根強い人気の毎月分配型投資信託
平成の約30年間を前半と後半に分けると、後半は毎月分配型投資信託の栄枯盛衰が見られました。一時期、毎月分配型投資信託でないと売れないとわが世の春を謳歌した時代もありましたが、運用成績の低迷による分配金の引き下げ、顧客本位の運用徹底を求める金融庁の指導による販売自粛により、純資産総額は大幅に減少しているのです。純資産総額から見た投資信託の今を見ていくことにしましょう。NISA、iDeCo(個人型確定拠出年金)、つみたてNISAなどの非課税投資制度の普及により、身近な投資商品となりつつある投資信託。積立方式による資産形成においては王道の金融商品ともいえるのですが、近年はトレンドや話題を作る投資信託が皆無という状況です。
図は2019年4月末と10年前の2009年4月末の純資産総額のベスト10です。金融庁の指導が入ったとはいえ、どちらもランキングを席捲しているのは「毎月分配型」の投資信託です。毎月分配型投資信託全体の純資産総額は大きく減少していますが、ランキングから見えてくるのは同投信には一定のニーズがあるということです。
毎月分配型投資信託は複利効果が期待できないことから、運用が非効率という見方もありますが、一定のニーズがある以上は、投信業界も身の丈にあった分配方法を示すなどの創意工夫が求められるのはいうまでもないことです。
小粒化した投資信託
個人の資産形成を担う金融商品として期待されている投資信託ですが、2つの図を比較すると投資信託の規模が小粒化したのがわかります。

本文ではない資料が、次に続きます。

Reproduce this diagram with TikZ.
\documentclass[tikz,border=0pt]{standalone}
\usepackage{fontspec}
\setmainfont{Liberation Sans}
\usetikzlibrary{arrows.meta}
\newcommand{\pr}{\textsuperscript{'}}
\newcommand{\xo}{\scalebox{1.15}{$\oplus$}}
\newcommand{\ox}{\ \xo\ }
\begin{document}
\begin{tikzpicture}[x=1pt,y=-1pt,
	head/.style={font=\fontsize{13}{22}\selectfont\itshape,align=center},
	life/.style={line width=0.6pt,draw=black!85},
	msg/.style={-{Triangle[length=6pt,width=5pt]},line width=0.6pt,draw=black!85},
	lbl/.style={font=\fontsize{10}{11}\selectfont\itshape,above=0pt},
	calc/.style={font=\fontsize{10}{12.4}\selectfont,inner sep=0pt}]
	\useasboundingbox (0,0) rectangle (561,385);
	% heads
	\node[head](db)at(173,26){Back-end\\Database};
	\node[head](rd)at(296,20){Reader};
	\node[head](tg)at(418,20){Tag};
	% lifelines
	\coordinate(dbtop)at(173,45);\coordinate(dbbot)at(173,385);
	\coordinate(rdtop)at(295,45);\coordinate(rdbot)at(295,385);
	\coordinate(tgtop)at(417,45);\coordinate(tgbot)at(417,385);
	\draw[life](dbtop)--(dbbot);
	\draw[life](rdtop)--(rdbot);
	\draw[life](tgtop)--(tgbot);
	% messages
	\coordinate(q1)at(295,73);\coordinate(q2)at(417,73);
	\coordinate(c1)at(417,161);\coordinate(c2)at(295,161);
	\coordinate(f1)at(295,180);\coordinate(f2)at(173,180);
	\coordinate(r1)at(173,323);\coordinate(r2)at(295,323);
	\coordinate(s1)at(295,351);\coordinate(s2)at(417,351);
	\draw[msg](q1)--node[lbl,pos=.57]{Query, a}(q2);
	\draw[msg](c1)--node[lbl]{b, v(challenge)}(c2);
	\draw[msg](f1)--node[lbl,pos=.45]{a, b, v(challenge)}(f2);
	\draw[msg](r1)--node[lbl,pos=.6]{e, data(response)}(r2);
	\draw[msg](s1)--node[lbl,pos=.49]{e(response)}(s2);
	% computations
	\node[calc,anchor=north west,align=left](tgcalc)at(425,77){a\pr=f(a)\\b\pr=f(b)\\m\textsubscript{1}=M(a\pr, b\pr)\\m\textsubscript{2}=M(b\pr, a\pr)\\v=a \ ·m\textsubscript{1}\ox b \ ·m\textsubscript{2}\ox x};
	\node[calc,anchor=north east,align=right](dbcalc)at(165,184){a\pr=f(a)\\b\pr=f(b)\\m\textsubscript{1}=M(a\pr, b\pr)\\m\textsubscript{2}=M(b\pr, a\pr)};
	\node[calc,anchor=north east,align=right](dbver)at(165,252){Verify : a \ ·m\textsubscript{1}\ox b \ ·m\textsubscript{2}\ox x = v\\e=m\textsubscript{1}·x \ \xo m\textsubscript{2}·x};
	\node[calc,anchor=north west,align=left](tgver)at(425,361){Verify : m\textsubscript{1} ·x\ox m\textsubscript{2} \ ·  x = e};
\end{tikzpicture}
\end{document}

「大きいことはいいことだ」と必ずしもいえませんが、投資対象によっては規模の大きくなるほどスケールメリットが得られる投資信託があるのも事実です。2009年の上位3ファンドの純資産総額は1兆円を超えている一方、10年後の2019年ではトップでも約6500億円しかありません。正確には、2019年のランキングのベスト8までが1兆円を超えているのですが、その全てがETF(上場投資信託)なのです。いわずと知れた、日本銀行が年6兆円の規模でETFを買い入れていることから、ETFの純資産総額だけはかなり大型化しているのです。トップは「TOPIX連動型上場投資信託」で、純資産総額は約8兆8400億円もあるのです。
話がやや脱線してしまいましたが、投資信託の小粒化から見えてくるのは、投資信託業界のトレンド(流行)という風が吹いていないということになります。資産形成は流行を追うものではありませんが、業界が脚光を浴びるのはスター(商品)が出てきたときです。2019年には影もなくなりつつある「グローバル・ソブリン・オープン」というスター商品があったからこそ投資信託が脚光を浴びたののです。
投資の王道からいえば「グローバル・ソブリン・オープン」は邪道なのかもしれませんが、一時期、国民的ファンドと呼ばれたこともあるのですから、令和時代も国民的なファンドの登場が投信業界全体として待たれるところでしょう。資産形成の王道を行くなら、インデックスファンドかバランス型ファンドになるのでしょうか。
低金利が投信にも多大なる影響を及ぼす
ランキングを比較すると、2009年は海外債券を投資対象とするファンドが一世を風靡し、2019年は海外REIT(不動産投資信託)を投資対象とする投資信託が目立っています。世界的に金利が低下したことから、少しでも利回りが高い商品を求めた結果(イールド・ハンティング)といえますが、低金利の長期化で海外REITといえども高利回りを期待するのは難しくなっているのです。ランキングで重複している投資信託は「ピクテ・グローバル・インカム株式ファンド(毎月分配型)」だけです。投資信託は長期で資産形成を行うための商品ですが、10年経つと顔ぶれが様変わりしてしまうのは日本人の移り気な正確を反映していなくもありません。
人生100年時代といわれていることから、資産運用の王道的な投資信託が令和時代のスターに育っていただきたいものです。そのためには個人投資家である皆さん1人1人の力が必要になってくることでしょう。